Ramy Elmery, 43, pleaded to one count of making false statements, a charge that carries a penalty of up to five years if convicted. He is scheduled to be sentenced July 12 at federal court in Alexandria.
Elmery, who was born in Egypt, was twice deployed by the Army to Iraq, where he worked as an Arabic language interpreter for contract negotiations between the Army and Iraqi contractors.
According to charging documents, in 2008, Elmery sent an email to the owner of a contracting company titled, "My Bank Account in Virginia U.S.A." In the missive, Elmery asked "when are you going to put the money in the BANK?"

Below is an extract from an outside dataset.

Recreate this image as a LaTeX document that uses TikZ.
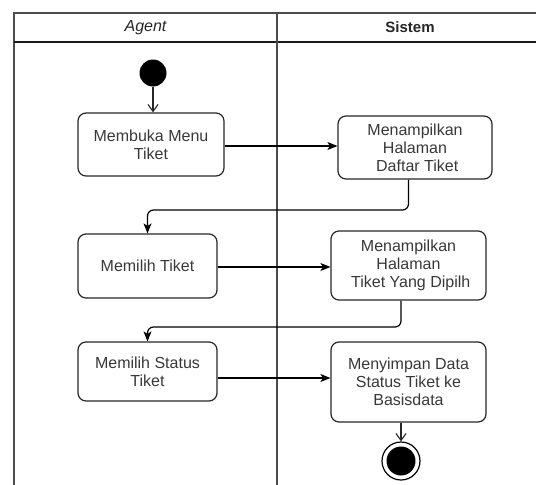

He later sent another email to the contractor with the bank account number for his brother in Egypt, according to charging documents. In a subsequent email to his brother and the contractor, Elmery said, "You can put it as $500,000 in ten payments," according to the documents.
Elmery's brother told him that he received $9,832 in U.S. dollars from the contractor, and Elmery wrote the contractor with the subject line, "Keep the money coming my friend.
"Continue sending $9,900 every time you got to the bank!! So we can continue working together and make More More More Money ... ," according to charging documents.
Emails between the brothers indicated that they received at least five payments of about $10,000 each from the contractor over several months, according to charging documents.
After Elmery got out of the military, he worked as an intelligence analyst for various federal contractors, where he submitted background investigation forms in which prosecutors said he failed to disclose his relationship with the contractor or the existence of the foreign bank accounts, documents said.
When special agents from the FBI and the Department of Defense Criminal Investigative Service interviewed Elmery in 2011, he first denied accepting money from the contractor.
But when the special agents showed him the emails, Elmery admitted accepting money to help the Iraqi obtain U.S. government contracts.
Elmery indicated that he told the Iraqi contractor he had the power to influence the award of U.S. government contracts, documents said.